Raw data:
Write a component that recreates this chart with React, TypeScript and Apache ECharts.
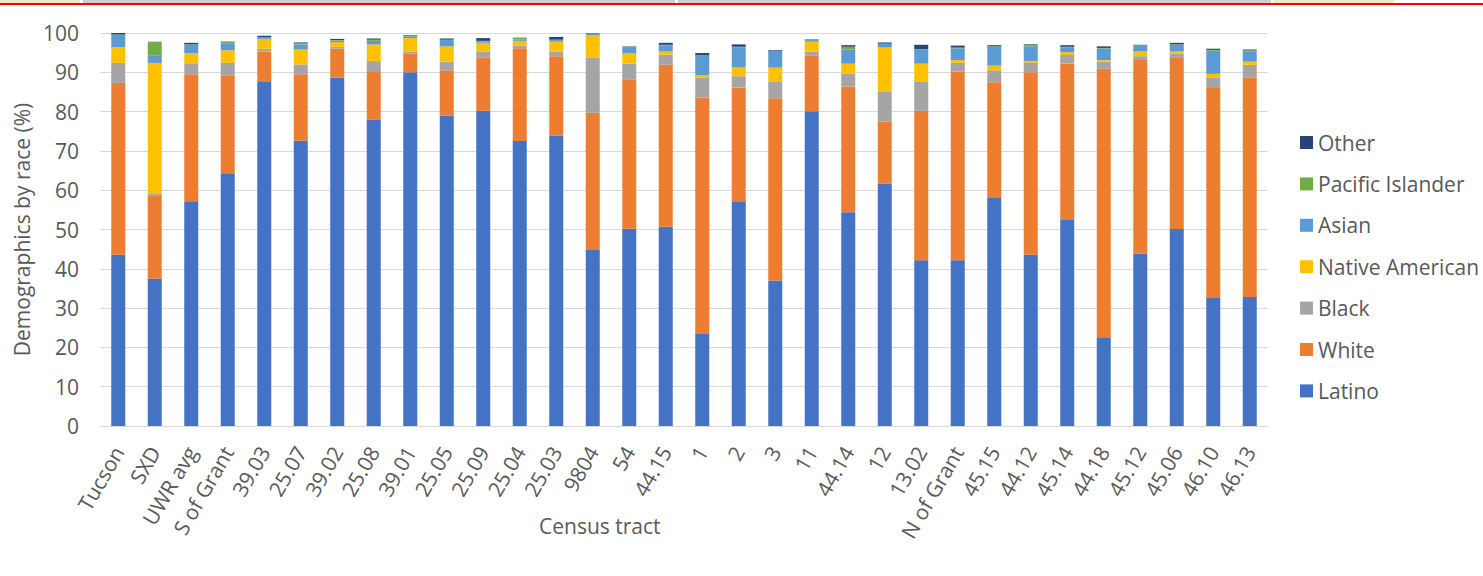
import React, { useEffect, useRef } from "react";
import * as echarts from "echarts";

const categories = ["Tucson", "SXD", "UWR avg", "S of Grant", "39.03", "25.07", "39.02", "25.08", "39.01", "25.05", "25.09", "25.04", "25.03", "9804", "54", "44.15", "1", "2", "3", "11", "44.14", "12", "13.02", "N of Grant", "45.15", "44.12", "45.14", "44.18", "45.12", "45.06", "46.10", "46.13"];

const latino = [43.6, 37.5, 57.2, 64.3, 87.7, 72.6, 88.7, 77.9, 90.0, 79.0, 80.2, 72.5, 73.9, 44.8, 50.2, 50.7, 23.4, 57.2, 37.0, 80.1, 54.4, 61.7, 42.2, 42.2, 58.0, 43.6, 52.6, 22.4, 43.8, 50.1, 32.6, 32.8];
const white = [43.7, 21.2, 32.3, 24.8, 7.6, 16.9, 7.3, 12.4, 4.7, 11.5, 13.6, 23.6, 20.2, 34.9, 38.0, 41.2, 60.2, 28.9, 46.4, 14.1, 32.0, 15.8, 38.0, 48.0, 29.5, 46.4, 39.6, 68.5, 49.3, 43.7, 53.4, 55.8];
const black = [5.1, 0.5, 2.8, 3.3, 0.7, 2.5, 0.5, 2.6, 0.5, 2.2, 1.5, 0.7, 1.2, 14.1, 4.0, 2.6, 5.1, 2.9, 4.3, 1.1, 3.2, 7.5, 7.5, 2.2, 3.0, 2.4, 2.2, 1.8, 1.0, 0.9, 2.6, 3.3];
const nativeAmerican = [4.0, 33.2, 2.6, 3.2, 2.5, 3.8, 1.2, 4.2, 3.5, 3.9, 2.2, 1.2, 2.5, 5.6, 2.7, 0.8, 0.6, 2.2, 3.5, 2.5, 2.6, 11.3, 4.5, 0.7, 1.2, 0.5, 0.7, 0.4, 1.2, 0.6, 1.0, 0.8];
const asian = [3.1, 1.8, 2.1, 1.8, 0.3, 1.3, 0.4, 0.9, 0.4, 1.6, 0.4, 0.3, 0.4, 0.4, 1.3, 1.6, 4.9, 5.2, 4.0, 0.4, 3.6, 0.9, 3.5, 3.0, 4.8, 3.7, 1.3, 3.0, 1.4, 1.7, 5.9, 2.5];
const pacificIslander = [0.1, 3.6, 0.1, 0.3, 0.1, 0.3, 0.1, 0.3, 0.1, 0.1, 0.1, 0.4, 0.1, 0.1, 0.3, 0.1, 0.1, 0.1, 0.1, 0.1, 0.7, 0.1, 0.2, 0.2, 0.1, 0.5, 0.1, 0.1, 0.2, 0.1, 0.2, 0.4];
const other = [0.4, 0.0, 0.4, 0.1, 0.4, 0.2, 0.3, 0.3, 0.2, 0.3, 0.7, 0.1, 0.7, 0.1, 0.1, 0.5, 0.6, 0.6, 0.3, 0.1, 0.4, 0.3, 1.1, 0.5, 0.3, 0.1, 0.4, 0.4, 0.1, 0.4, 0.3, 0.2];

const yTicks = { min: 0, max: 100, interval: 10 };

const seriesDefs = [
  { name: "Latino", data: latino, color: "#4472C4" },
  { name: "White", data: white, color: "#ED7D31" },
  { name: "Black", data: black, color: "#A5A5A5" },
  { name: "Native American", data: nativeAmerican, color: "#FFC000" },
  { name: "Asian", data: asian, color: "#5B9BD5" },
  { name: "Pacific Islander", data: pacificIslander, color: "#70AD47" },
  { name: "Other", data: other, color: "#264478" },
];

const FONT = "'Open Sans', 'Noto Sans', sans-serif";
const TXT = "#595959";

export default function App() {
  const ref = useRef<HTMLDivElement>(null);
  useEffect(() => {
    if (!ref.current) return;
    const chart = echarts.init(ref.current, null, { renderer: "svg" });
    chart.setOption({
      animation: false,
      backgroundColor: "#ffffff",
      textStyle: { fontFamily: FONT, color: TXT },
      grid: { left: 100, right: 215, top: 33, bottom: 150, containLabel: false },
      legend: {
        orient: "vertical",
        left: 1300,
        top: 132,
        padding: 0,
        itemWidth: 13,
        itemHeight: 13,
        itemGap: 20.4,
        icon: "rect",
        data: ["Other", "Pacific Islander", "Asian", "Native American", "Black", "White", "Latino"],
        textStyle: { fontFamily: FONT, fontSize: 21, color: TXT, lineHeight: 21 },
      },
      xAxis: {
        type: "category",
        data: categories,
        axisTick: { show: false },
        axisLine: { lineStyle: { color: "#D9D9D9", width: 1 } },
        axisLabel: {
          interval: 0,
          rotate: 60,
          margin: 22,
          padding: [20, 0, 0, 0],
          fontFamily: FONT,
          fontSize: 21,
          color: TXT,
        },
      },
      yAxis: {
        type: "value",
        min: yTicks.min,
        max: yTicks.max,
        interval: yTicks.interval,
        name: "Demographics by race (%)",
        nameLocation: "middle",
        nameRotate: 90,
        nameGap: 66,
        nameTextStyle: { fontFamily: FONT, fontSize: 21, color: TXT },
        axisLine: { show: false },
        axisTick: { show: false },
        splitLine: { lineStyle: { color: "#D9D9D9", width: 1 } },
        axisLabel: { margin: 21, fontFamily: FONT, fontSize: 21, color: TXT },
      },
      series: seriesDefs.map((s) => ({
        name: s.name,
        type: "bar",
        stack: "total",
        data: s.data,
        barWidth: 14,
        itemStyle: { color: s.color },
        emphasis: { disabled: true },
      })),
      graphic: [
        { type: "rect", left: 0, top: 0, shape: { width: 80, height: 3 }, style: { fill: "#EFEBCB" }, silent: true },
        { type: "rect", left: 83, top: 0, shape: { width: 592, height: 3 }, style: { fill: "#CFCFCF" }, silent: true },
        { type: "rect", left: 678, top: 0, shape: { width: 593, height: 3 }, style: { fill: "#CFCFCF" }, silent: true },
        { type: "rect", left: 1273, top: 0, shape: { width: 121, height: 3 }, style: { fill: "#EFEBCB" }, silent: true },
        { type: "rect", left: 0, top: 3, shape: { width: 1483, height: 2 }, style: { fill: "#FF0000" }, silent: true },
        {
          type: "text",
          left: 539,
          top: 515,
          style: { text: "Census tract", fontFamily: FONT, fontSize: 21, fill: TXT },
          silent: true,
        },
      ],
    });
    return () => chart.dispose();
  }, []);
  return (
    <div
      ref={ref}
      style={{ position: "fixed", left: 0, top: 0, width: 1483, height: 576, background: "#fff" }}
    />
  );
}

Aim of the exercise: Without any pictures, reproduce the lines from the first one in the material through the line that has "import * as", exactly as they appear.

Result of the task:
Write a component that recreates this chart with React, TypeScript and Apache ECharts.
import React, { useEffect, useRef } from "react";
import * as echarts from "echarts";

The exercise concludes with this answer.